• [PROBLEM] Retype every line from the start of the data down to and including the line with "import pandas as pd". Skip the pictures.

• [SOURCE MATERIAL]

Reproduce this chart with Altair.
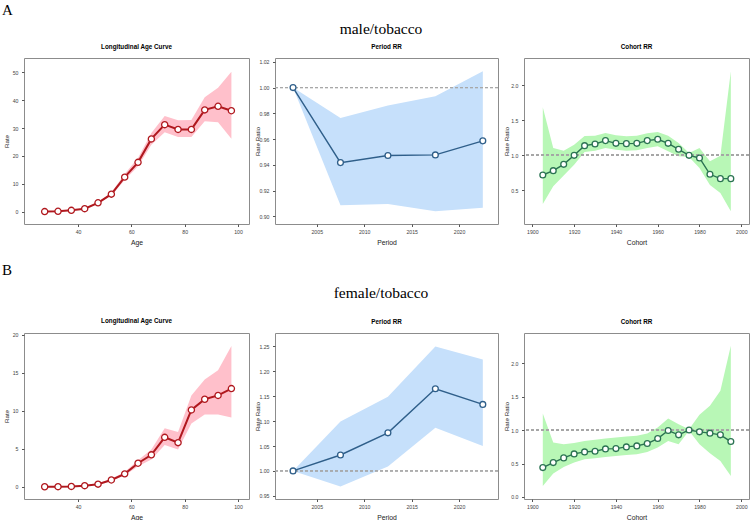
import altair as alt
import pandas as pd

# ---------------- data ----------------
# Age groups (midpoints) for the longitudinal age curves
ages = [27.5, 32.5, 37.5, 42.5, 47.5, 52.5, 57.5, 62.5, 67.5, 72.5, 77.5, 82.5, 87.5, 92.5, 97.5]
male_age_rate = [0.05, 0.15, 0.5, 1.1, 3.2, 6.3, 12.4, 17.7, 26.1, 31.2, 29.5, 29.5, 36.5, 37.8, 36.2]
male_age_lo = [0.0, 0.1, 0.4, 0.95, 2.9, 5.8, 11.4, 16.3, 24.0, 28.5, 26.8, 26.8, 32.4, 32.1, 26.2]
male_age_hi = [0.1, 0.2, 0.6, 1.25, 3.5, 6.9, 13.5, 19.3, 28.2, 34.3, 32.8, 32.9, 41.0, 44.4, 50.2]
female_age_rate = [0.01, 0.02, 0.05, 0.15, 0.35, 0.9, 1.7, 3.1, 4.2, 6.5, 5.8, 10.1, 11.5, 12.0, 12.9]
female_age_lo = [0.0, 0.01, 0.03, 0.12, 0.3, 0.8, 1.5, 2.7, 3.6, 5.5, 4.9, 8.3, 9.5, 9.5, 9.1]
female_age_hi = [0.02, 0.04, 0.08, 0.2, 0.42, 1.05, 1.95, 3.5, 4.9, 7.7, 7.2, 12.0, 14.1, 15.3, 18.5]

# Period rate ratios
periods = [2002.5, 2007.5, 2012.5, 2017.5, 2022.5]
male_period_rr = [1.0, 0.9417, 0.9472, 0.9477, 0.9586]
male_period_lo = [1.0, 0.9086, 0.9096, 0.9039, 0.9067]
male_period_hi = [1.0, 0.9764, 0.9860, 0.9933, 1.0127]
female_period_rr = [1.0, 1.032, 1.0765, 1.165, 1.1336]
female_period_lo = [1.0, 0.9685, 1.0087, 1.0866, 1.050]
female_period_hi = [1.0, 1.0993, 1.149, 1.2497, 1.224]

# Cohort rate ratios
cohorts = [1905, 1910, 1915, 1920, 1925, 1930, 1935, 1940, 1945, 1950,
           1955, 1960, 1965, 1970, 1975, 1980, 1985, 1990, 1995]
male_cohort_rr = [0.719, 0.781, 0.871, 1.0, 1.138, 1.162, 1.21, 1.171, 1.167, 1.171,
                  1.21, 1.229, 1.171, 1.086, 1.0, 0.962, 0.729, 0.667, 0.667]
male_cohort_lo = [0.305, 0.557, 0.71, 0.867, 1.048, 1.067, 1.105, 1.081, 1.067, 1.071,
                  1.105, 1.129, 1.057, 0.986, 0.976, 0.819, 0.576, 0.462, 0.2]
male_cohort_hi = [1.686, 1.105, 1.067, 1.152, 1.276, 1.28, 1.319, 1.286, 1.271, 1.28,
                  1.314, 1.333, 1.28, 1.176, 1.033, 1.105, 0.914, 0.995, 2.2]
female_cohort_rr = [0.439, 0.514, 0.584, 0.643, 0.673, 0.683, 0.718, 0.723, 0.748, 0.763,
                    0.798, 0.873, 0.993, 0.928, 1.0, 0.973, 0.953, 0.928, 0.828]
female_cohort_lo = [0.165, 0.349, 0.449, 0.514, 0.564, 0.579, 0.598, 0.613, 0.628, 0.638,
                    0.673, 0.738, 0.838, 0.788, 0.99, 0.788, 0.653, 0.539, 0.314]
female_cohort_hi = [1.247, 0.813, 0.788, 0.808, 0.838, 0.853, 0.873, 0.888, 0.903, 0.913,
                    0.948, 1.037, 1.172, 1.087, 1.01, 1.227, 1.362, 1.586, 2.259]

# ---------------- style ----------------
SANS = "Liberation Sans"
SERIF = "Liberation Serif"
AGE_BAND, AGE_LINE = "#ffc0cb", "#b0181e"
PER_BAND, PER_LINE = "#c6e0fb", "#2f5f8a"
COH_BAND, COH_LINE = "#b8f7b6", "#2b7352"
H = 166


def panel(x, est, lo, hi, xname, xdom, xticks, ydom, yticks, yfmt, ytitle,
          title, band_col, line_col, width, ref=False, lw=1.5, psize=34):
    df = pd.DataFrame({xname: x, "est": est, "lo": lo, "hi": hi})
    xscale = alt.Scale(domain=xdom, nice=False, zero=False)
    xaxis = alt.Axis(values=xticks, format="d", title=xname, labelOverlap=False,
                     labelPadding=2.5, titleFontSize=6.8,
                     titleX=width / 2, titleY=18,
                     titleBaseline="middle", titleAlign="center")
    yscale = alt.Scale(domain=ydom, nice=False, zero=False)
    yaxis = alt.Axis(values=yticks, format=yfmt, title=ytitle, labelOverlap=False,
                     labelPadding=3.5, titleFontSize=6.2,
                     titleX=-18, titleY=H / 2, titleAngle=270,
                     titleBaseline="middle", titleAlign="center")
    # every layer carries the same axis definition so the merged axis keeps it
    xe = alt.X(f"{xname}:Q", scale=xscale, axis=xaxis)
    base = alt.Chart(df)
    band = base.mark_area(color=band_col, opacity=1).encode(
        x=xe, y=alt.Y("lo:Q", scale=yscale, axis=yaxis), y2="hi:Q")
    layers = [band]
    if ref:
        layers.append(base.mark_rule(color="#a8a8a8", strokeDash=[3, 2],
                                     strokeWidth=0.7).encode(
            y=alt.datum(1.0, scale=yscale, axis=yaxis)))
    ye = alt.Y("est:Q", scale=yscale, axis=yaxis)
    layers.append(base.mark_line(color=line_col, strokeWidth=lw).encode(x=xe, y=ye))
    layers.append(base.mark_point(shape="circle", filled=True, fill="white",
                                  stroke=line_col, strokeWidth=1.3, size=psize,
                                  opacity=1).encode(x=xe, y=ye))
    return alt.layer(*layers).properties(
        width=width, height=H,
        title=alt.TitleParams(title, fontSize=6.3, fontWeight="bold", font=SANS,
                              color="black", offset=8, anchor="middle"))


def row(sex):
    if sex == "male":
        a = panel(ages, male_age_rate, male_age_lo, male_age_hi, "Age",
                  [19.75, 104.1], [40, 60, 80, 100], [-4.4, 55.1],
                  [0, 10, 20, 30, 40, 50], "d", "Rate",
                  "Longitudinal Age Curve", AGE_BAND, AGE_LINE, 225, lw=2, psize=38)
        p = panel(periods, male_period_rr, male_period_lo, male_period_hi, "Period",
                  [2000.6, 2024.1], [2005, 2010, 2015, 2020], [0.894, 1.023],
                  [0.90, 0.92, 0.94, 0.96, 0.98, 1.00, 1.02], ".2f", "Rate Ratio",
                  "Period RR", PER_BAND, PER_LINE, 223, ref=True, lw=1.4)
        c = panel(cohorts, male_cohort_rr, male_cohort_lo, male_cohort_hi, "Cohort",
                  [1896, 2003.7], [1900, 1920, 1940, 1960, 1980, 2000], [0.019, 2.39],
                  [0.5, 1.0, 1.5, 2.0], ".1f", "Rate Ratio",
                  "Cohort RR", COH_BAND, COH_LINE, 225, ref=True, lw=1.4)
    else:
        a = panel(ages, female_age_rate, female_age_lo, female_age_hi, "Age",
                  [19.75, 104.1], [40, 60, 80, 100], [-1.6, 20.2],
                  [0, 5, 10, 15, 20], "d", "Rate",
                  "Longitudinal Age Curve", AGE_BAND, AGE_LINE, 225, lw=2, psize=38)
        p = panel(periods, female_period_rr, female_period_lo, female_period_hi, "Period",
                  [2000.6, 2024.1], [2005, 2010, 2015, 2020], [0.9436, 1.277],
                  [0.95, 1.00, 1.05, 1.10, 1.15, 1.20, 1.25], ".2f", "Rate Ratio",
                  "Period RR", PER_BAND, PER_LINE, 223, ref=True, lw=1.4)
        c = panel(cohorts, female_cohort_rr, female_cohort_lo, female_cohort_hi, "Cohort",
                  [1896, 2003.7], [1900, 1920, 1940, 1960, 1980, 2000], [-0.03, 2.449],
                  [0.0, 0.5, 1.0, 1.5, 2.0], ".1f", "Rate Ratio",
                  "Cohort RR", COH_BAND, COH_LINE, 225, ref=True, lw=1.4)
    return alt.hconcat(a, p, c, spacing=26, bounds="flush")


def header(letter, label, h, ly, hy):
    # panel label at the far left, row heading centred over the middle panel
    tag = alt.Chart(pd.DataFrame({"t": [letter]})).mark_text(
        align="left", baseline="middle", font=SERIF, fontSize=15, color="black"
    ).encode(text="t:N", x=alt.value(-22), y=alt.value(ly))
    head = alt.Chart(pd.DataFrame({"t": [label]})).mark_text(
        align="center", baseline="middle", font=SERIF, fontSize=15.5, color="black"
    ).encode(text="t:N", x=alt.value(357), y=alt.value(hy))
    return alt.layer(tag, head).properties(
        width=725, height=h, view=alt.ViewBackground(stroke="transparent"))


chart = alt.vconcat(
    header("A", "male/tobacco", 43.7, 12, 31),
    row("male"),
    header("B", "female/tobacco", 68.5, 21.5, 44.5),
    row("female"),
    spacing=0,
).properties(
    padding={"left": 1, "top": -3, "right": 0, "bottom": 0},
    background="white",
).configure_view(
    stroke="#8c8c8c", strokeWidth=1
).configure_axis(
    grid=False, domain=False, tickColor="#555555", tickSize=2.5,
    labelFont=SANS, labelFontSize=5.2, labelColor="#444444",
    labelOverlap=False, labelFlush=False,
    titleFont=SANS, titleFontWeight="normal", titleColor="#222222",
)

chart.save("out.html", embed_options={"renderer": "svg", "actions": False})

• [EXPECTED ANSWER]
Reproduce this chart with Altair.
import altair as alt
import pandas as pd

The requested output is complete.